When your DS3 goes down and all your customers start calling in about not being able to access the Internet, and your upstream provider doesn't give you any ETA on a repair, the fight-or-flight syndrome kicks in and you find yourself Routing Under Pressure.
Quickly, you have to find a way to redirect all the traffic through your backhauled T1 to another POP so that the users can at least check their email. Now, you start the hard part -- breaking that ancient, unused, but routable Class C (which you haven't touched in six years) into appropriate subnets and turning on static NAT so that you can get the traffic out of the stranded network. You do the math quickly -- was that a /26 or a /28 subnet that you're using? Oh, no! I hope we didn't just change the default route from the 4700, since we're seventy miles away and if we lose connectivity to the command line interface, someone will have to drive out there and reset the bugger.
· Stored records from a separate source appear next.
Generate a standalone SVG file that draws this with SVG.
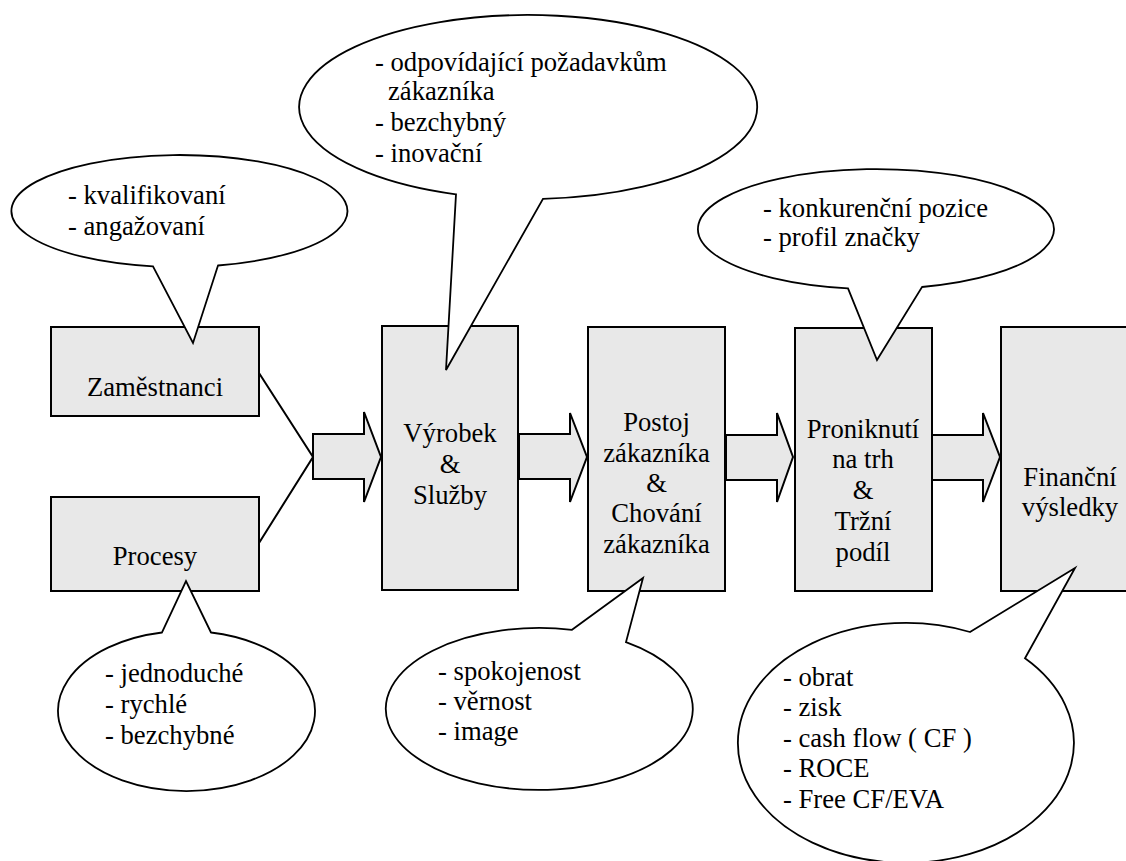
<svg xmlns="http://www.w3.org/2000/svg" width="1126" height="861" viewBox="0 0 1126 861">
<style>
.box{fill:#e8e8e8;stroke:#000;stroke-width:2}
.arr{fill:#e8e8e8;stroke:#000;stroke-width:2;stroke-linejoin:miter}
.ln{fill:none;stroke:#000;stroke-width:2}
.bub{fill:#fff;stroke:#000;stroke-width:1.8;stroke-linejoin:miter}
.t{font-family:'Liberation Serif','Tinos','Times New Roman','DejaVu Serif',serif;font-size:26.67px;fill:#000}
.c{text-anchor:middle}
</style>
<rect width="1126" height="861" fill="#fff"/>
<g id="connectors">
<polyline class="ln" points="259,373 313,457 259,543"/>
<polygon class="arr" points="313,434 364,434 364,412 381,457 364,502 364,479 313,479"/>
<polygon class="arr" points="519,434 570,434 570,413 587,457 570,502 570,479 519,479"/>
<polygon class="arr" points="726,435 777,435 777,413 793,457 777,502 777,480 726,480"/>
<polygon class="arr" points="932,435 983,435 983,413 1000,457 983,502 983,480 932,480"/>
</g>
<g class="t" font-family="Liberation Serif, Times New Roman, serif">
<g id="zamestnanci">
<rect class="box" x="51" y="327" width="208" height="89"/>
<text class="c" x="155" y="396">Zaměstnanci</text>
</g>
<g id="procesy">
<rect class="box" x="51" y="497" width="208" height="94"/>
<text class="c" x="155" y="565">Procesy</text>
</g>
<g id="vyrobek">
<rect class="box" x="382" y="326" width="136" height="264"/>
<text class="c" x="450" y="442">Výrobek</text>
<text class="c" x="450" y="473">&amp;</text>
<text class="c" x="450" y="504">Služby</text>
</g>
<g id="postoj">
<rect class="box" x="588" y="327" width="137" height="264"/>
<text class="c" x="656.5" y="431">Postoj</text>
<text class="c" x="656.5" y="462">zákazníka</text>
<text class="c" x="656.5" y="492">&amp;</text>
<text class="c" x="656.5" y="522">Chování</text>
<text class="c" x="656.5" y="553">zákazníka</text>
</g>
<g id="proniknuti">
<rect class="box" x="795" y="328" width="137" height="263"/>
<text class="c" x="863" y="438">Proniknutí</text>
<text class="c" x="863" y="468">na trh</text>
<text class="c" x="863" y="499">&amp;</text>
<text class="c" x="863" y="530">Tržní</text>
<text class="c" x="863" y="561">podíl</text>
</g>
<g id="financni">
<rect class="box" x="1001" y="327" width="140" height="264"/>
<text class="c" x="1070" y="486">Finanční</text>
<text class="c" x="1070" y="516">výsledky</text>
</g>
<g id="bubble-zamestnanci">
<path class="bub" d="M153 266.3 L193 343 L218 265.5 A168 56 0 1 0 153 266.3 Z"/>
<text x="68" y="204">- kvalifikovaní</text>
<text x="68" y="235">- angažovaní</text>
</g>
<g id="bubble-vyrobek">
<path class="bub" d="M456 194.3 L446 370 L543 198.8 A229 92 0 1 0 456 194.3 Z"/>
<text x="375" y="71">- odpovídající požadavkům</text>
<text x="388" y="100">zákazníka</text>
<text x="375" y="131">- bezchybný</text>
<text x="375" y="162">- inovační</text>
</g>
<g id="bubble-trh">
<path class="bub" d="M848 288.3 L877 360 L922 287 A178 60 0 1 0 848 288.3 Z"/>
<text x="763" y="217">- konkurenční pozice</text>
<text x="763" y="246">- profil značky</text>
</g>
<g id="bubble-procesy">
<path class="bub" d="M211 632.5 L186 581 L162 632.5 A128.5 80 0 1 0 211 632.5 Z"/>
<text x="105" y="682">- jednoduché</text>
<text x="105" y="713">- rychlé</text>
<text x="105" y="744">- bezchybné</text>
</g>
<g id="bubble-zakaznik">
<path class="bub" d="M572 629.8 L643 578 L626 642.1 A153.5 81 0 1 1 572 629.8 Z"/>
<text x="438" y="680">- spokojenost</text>
<text x="438" y="710">- věrnost</text>
<text x="438" y="740">- image</text>
</g>
<g id="bubble-financni">
<path class="bub" d="M970 632 L1075 568 L1025 658.3 A168 120 0 1 1 970 632 Z"/>
<text x="783" y="686">- obrat</text>
<text x="783" y="716">- zisk</text>
<text x="783" y="747">- cash flow ( CF )</text>
<text x="783" y="777">- ROCE</text>
<text x="783" y="808">- Free CF/EVA</text>
</g>
</g>
</svg>
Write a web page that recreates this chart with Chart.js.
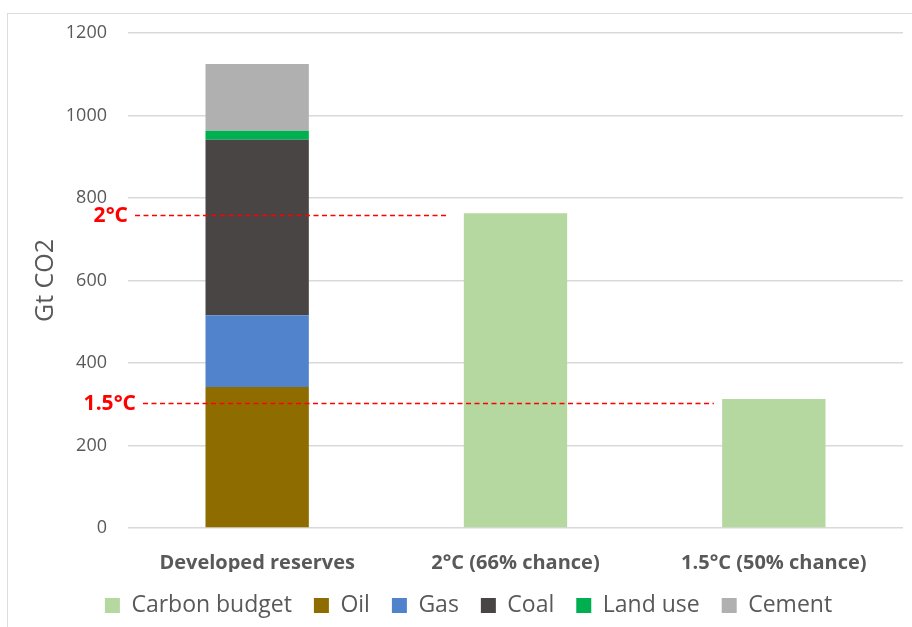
<!DOCTYPE html>
<html>
<head>
<meta charset="utf-8">
<script src="https://cdn.jsdelivr.net/npm/chart.js@4.4.1/dist/chart.umd.min.js"></script>
<style>
  html, body { margin: 0; padding: 0; background: #fff; }
  #wrap { position: relative; width: 912px; height: 627px; overflow: hidden; }
  /* thin frame round the chart, cut off at right and bottom */
  #frame { position: absolute; left: 7px; top: 13px; width: 1000px; height: 1000px;
           border-left: 1.5px solid #dcdcdc; border-top: 1.5px solid #dcdcdc; }
  #budgetChart { position: absolute; left: 0; top: 0; }
</style>
</head>
<body>
<div id="wrap">
  <div id="frame"></div>
  <canvas id="budgetChart" width="912" height="627"></canvas>
</div>
<script>
// categories and values (Gt CO2)
const categories = ['Developed reserves', '2°C (66% chance)', '1.5°C (50% chance)'];
const carbonBudget = [0, 763, 313];
const oil = [342, 0, 0];
const gas = [174, 0, 0];
const coal = [425, 0, 0];
const landUse = [22, 0, 0];
const cement = [162, 0, 0];

// warming thresholds drawn as dashed lines
const thresholdLabels = ['2°C', '1.5°C'];
const thresholdValues = [759, 304];

const yTicks = [0, 200, 400, 600, 800, 1000, 1200];

const textGrey = '#595959';
const baseFont = "'Open Sans', sans-serif";

// dashed red lines + labels on top of the bars
const thresholdPlugin = {
  id: 'thresholds',
  afterDatasetsDraw(chart) {
    const { ctx, chartArea, scales: { x, y } } = chart;
    // where each line stops: just before the bar it refers to
    const lineEnds = [x.getPixelForValue(1) - 68, x.getPixelForValue(2) - 60];
    const labelRight = [chartArea.left, chartArea.left + 8];
    ctx.save();
    thresholdValues.forEach((v, i) => {
      const py = Math.round(y.getPixelForValue(v)) + 0.5;
      ctx.font = "bold 21px 'Open Sans', sans-serif";
      ctx.fillStyle = '#ff0000';
      ctx.textAlign = 'right';
      ctx.textBaseline = 'middle';
      ctx.fillText(thresholdLabels[i], labelRight[i], py + 1);
      ctx.strokeStyle = '#ff0000';
      ctx.lineWidth = 1.6;
      ctx.setLineDash([5, 3.5]);
      ctx.beginPath();
      ctx.moveTo(labelRight[i] + 7, py);
      ctx.lineTo(lineEnds[i], py);
      ctx.stroke();
    });
    ctx.restore();
  }
};

const mk = (label, data, color) => ({
  label, data, backgroundColor: color, borderWidth: 0,
  categoryPercentage: 0.8, barPercentage: 0.5
});

new Chart(document.getElementById('budgetChart').getContext('2d'), {
  type: 'bar',
  data: {
    labels: categories,
    datasets: [
      mk('Carbon budget', carbonBudget, '#b5d7a0'),
      mk('Oil', oil, '#8f6c00'),
      mk('Gas', gas, '#5183cd'),
      mk('Coal', coal, '#494545'),
      mk('Land use', landUse, '#00b050'),
      mk('Cement', cement, '#b0b0b0')
    ]
  },
  options: {
    responsive: false,
    animation: false,
    layout: { padding: { left: 34, right: 9, top: 33, bottom: 0 } },
    plugins: {
      tooltip: { enabled: false },
      legend: {
        position: 'bottom',
        labels: {
          boxWidth: 15, boxHeight: 15, padding: 22,
          color: textGrey,
          font: { family: baseFont, size: 23 }
        }
      }
    },
    scales: {
      x: {
        stacked: true,
        grid: { display: false },
        border: { display: false },
        ticks: {
          color: textGrey, padding: 15,
          font: { family: baseFont, size: 20, weight: 'bold' }
        },
        afterFit: (s) => { s.height = 44; }
      },
      y: {
        stacked: true,
        min: 0, max: 1200,
        afterBuildTicks: (s) => { s.ticks = yTicks.map(v => ({ value: v })); },
        grid: { color: '#d9d9d9', lineWidth: 1.5, drawTicks: false },
        border: { display: false },
        ticks: {
          color: textGrey, padding: 21,
          font: { family: baseFont, size: 18 },
          callback: (v) => String(v)
        },
        title: {
          display: true, text: 'Gt CO2', color: textGrey,
          padding: { top: -1, bottom: 0 },
          font: { family: baseFont, size: 25, lineHeight: 1 }
        },
        afterFit: (s) => { s.width = 94; }
      }
    }
  },
  plugins: [thresholdPlugin]
});
</script>
</body>
</html>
Phew, everything seems okay and we're able to pass traffic to at least the remote access servers. Back to the subnet; was .32 the first usable address or was it the network itself? What was the broadcast again? You're wrong -- it has to be odd, so it can't be 48, wait a second, did we just assign an alias or a primary address on the 2501? Does anyone know what version of IOS is on the 2611? Can it handle nat? It can't? Well, drop those routes we just added and point everything at... you made a loop between the Linux webcache and the 2501? In the good way or the bad way? Okay, so what does that buy us? Great! Now the users are able to surf, even if they're all limited to 1/45 of the usual bandwidth. If we're lucky this won't last all day. Anyone got the trouble ticket number? Back to that subnet calculation. Wait a minute, the traffic isn't coming back on the right pipe because Sprint is pointing those addresses at the downed DS3. Should we try to turn on NAT now, so that all the other protocols will work? I agree, let's not break anything.
Anyone up for a game of Quake?
(Note that none of this situation doesn't matter if you're running BGP on your exterior routers, but until today you've never really thought it would be necessary. Hindsight is 20/20, eh?)
(Note 2: My boss thinks "Routing In Pressure" would be a more appropriate name, mostly because of the acronym.)